AFL: Minimum Wage
Response: Raising the minimum wage
The desire to help individuals earn a decent living and live a higher quality life is certainly laudable. Also, the increased costs of living, including food, housing, and transportation, particularly in major urban locations indicate that an increase in the minimum wage is a necessity, and any move to increase the wage should be praised. However, the modest increase in the minimum wage will only create modest results. It will not help individuals making their living escape dead-end, low-paying jobs in the long-term. Workers making the minimum wage will still often be forced to work two jobs, perhaps two part-time jobs that do not pay benefits. Nor will the proposed increase their level of opportunity and mobility in American society.

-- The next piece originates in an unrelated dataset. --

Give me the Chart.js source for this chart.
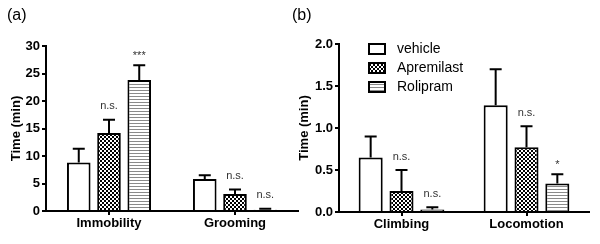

Greater access to worker training and higher education is the real solution to the problem of the permanent underclass of working poor. True, many workers laboring at the minimum wage are young, and not self-supporting (like college and high school students), but those lawmakers who seek to engage in true, positive, meaningful social engineering and change the lives of the long-term working poor must change the way that society attempts to help this class of long-term minimum wage employees break the poverty cycle. While it will certainly be helpful, especially given the cuts in student loans, for young people trying to work their way through college with their parent's help, a raise in the minimum wage is simply one step in what must become a greater war on poverty and its causes. Teach a worker to fish for a lifetime, not merely to eat a bit better on a slightly better wage for one day. Increase access to job training, institute a health care system so that low-wage workers will not have to divert their salaries to such costs, and create more access to safe and affordable day care to make the increase in the minimum wage meaningful, and not just minimal improvement.